- Mount Ireland Location within Oregon Mount Ireland Location within the United States

Highest point
- Elevation: 8,325 ft (2,537 m) NAVD 88
- Prominence: 1,041 ft (317 m)
- Coordinates: 44°50′13″N 118°19′14″W﻿ / ﻿44.836884994°N 118.320610033°W

Geography
- Location: Grant County, Oregon, U.S.
- Parent range: Elkhorn Crest of the southern Blue Mountains
- Topo map: USGS Mount Ireland

= Mount Ireland =

Mountain in Grant County, Oregon, U.S.

Mount Ireland is a mountain in Grant County of the U.S. state of Oregon. It is about 5 mi east-northeast of Granite, Oregon.
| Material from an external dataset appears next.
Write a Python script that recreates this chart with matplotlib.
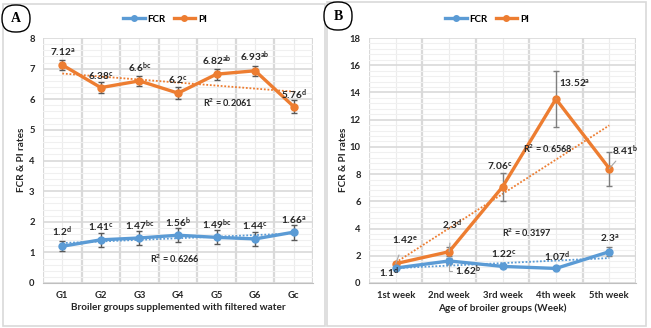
import numpy as np
import matplotlib
matplotlib.use("Agg")
import matplotlib.pyplot as plt
from matplotlib.patches import FancyBboxPatch, Rectangle
from matplotlib.ticker import MultipleLocator, FixedLocator

plt.rcParams['font.family'] = ['Lato', 'DejaVu Sans']
plt.rcParams['font.weight'] = 'bold'
plt.rcParams['mathtext.fontset'] = 'custom'
plt.rcParams['mathtext.rm'] = 'Lato:bold'
plt.rcParams['mathtext.it'] = 'Lato:bold'
plt.rcParams['mathtext.bf'] = 'Lato:bold'

# ---- Panel A data: broiler groups supplemented with filtered water ----
groups = ["G1", "G2", "G3", "G4", "G5", "G6", "Gc"]
pi_a = [7.12, 6.38, 6.6, 6.2, 6.82, 6.93, 5.76]
pi_a_err = [0.17, 0.18, 0.17, 0.19, 0.18, 0.17, 0.2]
pi_a_sup = ["a", "c", "bc", "c", "ab", "ab", "d"]
fcr_a = [1.2, 1.41, 1.47, 1.56, 1.49, 1.44, 1.66]
fcr_a_err = [0.17, 0.22, 0.22, 0.22, 0.23, 0.22, 0.24]
fcr_a_sup = ["d", "c", "bc", "b", "bc", "c", "a"]

# ---- Panel B data: age of broiler groups ----
weeks = ["1st week", "2nd week", "3rd week", "4th week", "5th week"]
pi_b = [1.42, 2.3, 7.06, 13.52, 8.41]
pi_b_err = [0.15, 0.35, 1.03, 2.05, 1.25]
pi_b_sup = ["e", "d", "c", "a", "b"]
pi_b_txt = ["1.42", "2,3", "7.06", "13.52", "8.41"]
fcr_b = [1.1, 1.62, 1.22, 1.07, 2.3]
fcr_b_err = [0.1, 0.25, 0.1, 0.05, 0.35]
fcr_b_sup = ["d", "b", "c", "d", "a"]

BLUE = "#5B9BD5"
ORANGE = "#ED7D31"
TXT = "#262626"
W, H = 651, 328

fig = plt.figure(figsize=(W / 100, H / 100), dpi=100)


def fx(px):
    return px / W


def fy(py):
    return 1 - py / H


def panel_frame(x0, y0, x1, y1):
    fig.patches.append(Rectangle((fx(x0), fy(y1)), fx(x1 - x0), (y1 - y0) / H,
                                 transform=fig.transFigure, facecolor="none",
                                 edgecolor="#d9d9d9", lw=1.2))


def panel_tag(x0, y0, x1, y1, letter):
    fig.patches.append(FancyBboxPatch((fx(x0), fy(y1)), fx(x1 - x0), (y1 - y0) / H,
                                      boxstyle="round,pad=0,rounding_size=0.02",
                                      mutation_aspect=W / H,
                                      transform=fig.transFigure, facecolor="white",
                                      edgecolor="black", lw=1.0))
    fig.text(fx((x0 + x1) / 2), fy((y0 + y1) / 2), letter, ha="center", va="center",
             family=["Liberation Serif", "DejaVu Serif"], fontsize=10, weight="bold")


def style_axes(ax, ymax, major, minor, n):
    ax.set_xlim(0.5, n + 0.5)
    ax.set_ylim(0, ymax)
    ax.yaxis.set_major_locator(MultipleLocator(major))
    ax.yaxis.set_minor_locator(MultipleLocator(minor))
    ax.xaxis.set_major_locator(FixedLocator(np.arange(1, n + 1)))
    ax.xaxis.set_minor_locator(FixedLocator(np.arange(0.5, n + 1)))
    ax.grid(which="minor", axis="x", color="#d9d9d9", lw=1.6)
    ax.grid(which="major", axis="x", color="#ececec", lw=0.8)
    ax.grid(which="major", axis="y", color="#d9d9d9", lw=1.2)
    ax.grid(which="minor", axis="y", color="#f0f0f0", lw=0.8)
    ax.set_axisbelow(True)
    for s in ax.spines.values():
        s.set_visible(False)
    ax.spines["bottom"].set_visible(True)
    ax.spines["bottom"].set_color("#bfbfbf")
    ax.tick_params(which="both", length=0, labelsize=6.8, colors=TXT, pad=6)
    for lab in ax.get_yticklabels() + ax.get_xticklabels():
        lab.set_fontweight("bold")


def trend(ax, x, y, color):
    k, b = np.polyfit(x, y, 1)
    ax.plot(x, k * np.asarray(x) + b, ls=(0, (1, 1)), color=color, lw=1.3, zorder=2)


def series(ax, x, y, err, color, ecolor):
    ax.errorbar(x, y, yerr=err, fmt="none", ecolor=ecolor, elinewidth=1.0,
                capsize=2.5, capthick=1.0, zorder=3)
    ax.plot(x, y, color=color, lw=2.4, marker="o", ms=5, zorder=4)


def label(ax, x, y, txt, sup, dx, dy, leader=None):
    kw = {}
    if leader is not None:
        kw["arrowprops"] = dict(arrowstyle="-", color="#a6a6a6", lw=0.8,
                                shrinkA=leader, shrinkB=0)
    ax.annotate(f"{txt}$^{{{sup}}}$", xy=(x, y), xytext=(dx, dy),
                textcoords="offset points", ha="center", va="center",
                fontsize=7.3, weight="bold", color=TXT, zorder=6, **kw)


# ---------------- Panel A ----------------
panel_frame(3, 4, 325, 326)
axA = fig.add_axes([fx(43), fy(283), fx(313 - 43), (283 - 38) / H])
xa = np.arange(1, len(groups) + 1)
style_axes(axA, 8, 1, 0.2, len(groups))
axA.set_xticklabels(groups)
trend(axA, xa, pi_a, ORANGE)
trend(axA, xa, fcr_a, BLUE)
series(axA, xa, pi_a, pi_a_err, ORANGE, "#595959")
series(axA, xa, fcr_a, fcr_a_err, BLUE, "#595959")
pi_a_dy = [13, 12, 13, 13, 13, 14, 12]
fcr_a_dy = [15, 13, 12, 13, 13, 13, 12]
for i in range(len(groups)):
    label(axA, xa[i], pi_a[i], f"{pi_a[i]:g}", pi_a_sup[i], 0, pi_a_dy[i] * 0.72)
    label(axA, xa[i], fcr_a[i], f"{fcr_a[i]:g}", fcr_a_sup[i], 0, fcr_a_dy[i] * 0.72)
fig.text(fx(228), fy(103), "R$^{2}$ = 0.2061", ha="center", va="center", fontsize=6.6,
         color=TXT)
fig.text(fx(175), fy(259), "R$^{2}$ = 0.6266", ha="center", va="center", fontsize=6.6,
         color=TXT)
fig.text(fx(178), fy(308), "Broiler groups supplemented with filtered water",
         ha="center", va="center", fontsize=7.2, color=TXT)
fig.text(fx(22), fy(160), "FCR & PI rates", rotation=90, ha="center", va="center",
         fontsize=7.2, color=TXT)
hA = [plt.Line2D([], [], color=BLUE, lw=2.4, marker="o", ms=4),
      plt.Line2D([], [], color=ORANGE, lw=2.4, marker="o", ms=4)]
axA.legend(hA, ["FCR", "PI"], loc="center", bbox_to_anchor=(fx(165), fy(19)),
           bbox_transform=fig.transFigure, ncol=2, frameon=False, fontsize=7,
           handlelength=2.2, handletextpad=0.3, columnspacing=0.8)
panel_tag(2, 5, 30, 32, "A")

# ---------------- Panel B ----------------
panel_frame(327, 2, 646, 326)
axB = fig.add_axes([fx(369), fy(283), fx(636 - 369), (283 - 38) / H])
xb = np.arange(1, len(weeks) + 1)
style_axes(axB, 18, 2, 0.4, len(weeks))
axB.set_xticklabels(weeks)
trend(axB, xb, pi_b, ORANGE)
trend(axB, xb, fcr_b, BLUE)
series(axB, xb, pi_b, pi_b_err, ORANGE, "#7f7f7f")
series(axB, xb, fcr_b, fcr_b_err, BLUE, "#7f7f7f")

# PI labels (offsets in px, converted to points)
pi_b_off = [(9, 24), (2.5, 26), (-3, 21), (19, 16), (15.4, 17.5)]
pi_b_lead = [5, 5, None, 8, 8]
for i in range(len(weeks)):
    dx, dy = pi_b_off[i]
    label(axB, xb[i], pi_b[i], pi_b_txt[i], pi_b_sup[i], dx * 0.72, dy * 0.72,
          pi_b_lead[i])
fcr_b_off = [(-7, -5), (18.5, -10), (1, 12.4), (1, 11.4), (0, 14)]
for i in range(len(weeks)):
    dx, dy = fcr_b_off[i]
    if i == 1:
        axB.annotate(f"{fcr_b[i]:g}$^{{{fcr_b_sup[i]}}}$", xy=(xb[i], fcr_b[i]),
                     xytext=(dx * 0.72, dy * 0.72), textcoords="offset points",
                     ha="center", va="center", fontsize=7.3, color=TXT, zorder=6,
                     arrowprops=dict(arrowstyle="-", color="#a6a6a6", lw=0.8,
                                     shrinkA=10, shrinkB=2,
                                     connectionstyle="angle,angleA=0,angleB=90,rad=0"))
    else:
        label(axB, xb[i], fcr_b[i], f"{fcr_b[i]:g}", fcr_b_sup[i], dx * 0.72, dy * 0.72)
fig.text(fx(548), fy(149), "R$^{2}$ = 0.6568", ha="center", va="center", fontsize=6.6,
         color=TXT)
fig.text(fx(527), fy(233), "R$^{2}$ = 0.3197", ha="center", va="center", fontsize=6.6,
         color=TXT)
fig.text(fx(502), fy(308), "Age of broiler groups (Week)",
         ha="center", va="center", fontsize=7.2, color=TXT)
fig.text(fx(343), fy(160), "FCR & PI rates", rotation=90, ha="center", va="center",
         fontsize=7.2, color=TXT)
hB = [plt.Line2D([], [], color=BLUE, lw=2.4, marker="o", ms=4),
      plt.Line2D([], [], color=ORANGE, lw=2.4, marker="o", ms=4)]
axB.legend(hB, ["FCR", "PI"], loc="center", bbox_to_anchor=(fx(487), fy(19)),
           bbox_transform=fig.transFigure, ncol=2, frameon=False, fontsize=7,
           handlelength=2.2, handletextpad=0.3, columnspacing=0.8)
panel_tag(324, 2, 352, 30, "B")

fig.savefig("out.png", dpi=100, facecolor="white")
It is the shortest and westernmost 8000'+ peak in the Elkhorn Range of the Blue Mountains at 8,321 ft, and Oregon's 71st highest peak with at least a 500' clean prominence. For a period of several years, this mountain peak was referred to as Bald Mountain, but in 1917 it was changed to Ireland Mountain—in commemoration of the late Henry Ireland, who for 10 years was supervisor of the Whitman National Forest in which the mountain is located—before formally becoming known as Mount Ireland. The name change was brought about by a cooperative effort of local citizens and the US Forest Service to honor Henry Ireland, who had died in 1916.

Several gold mining claims were established in the area and are still identifiable on local forest maps. Some are still patented while others have long been abandoned.

Mount Ireland is located in the Wallowa-Whitman National Forest and outdoor enthusiasts are welcome to hike the Mt. Ireland Lookout Trail #1604 which is open Summer and Fall. Though the trail is ranked as "more difficult", there are no restrictions. The trail covers 3.2 miles from an elevation of 6,000 feet at the trailhead and ends at the Mt. Ireland Fire Lookout. The summit overlooks Baldy Lake on the north slope and though the mountain peak's name was changed, the small mountain lake retained its original name. The view from the summit provides an extensive panorama of the North Fork John Day Wilderness.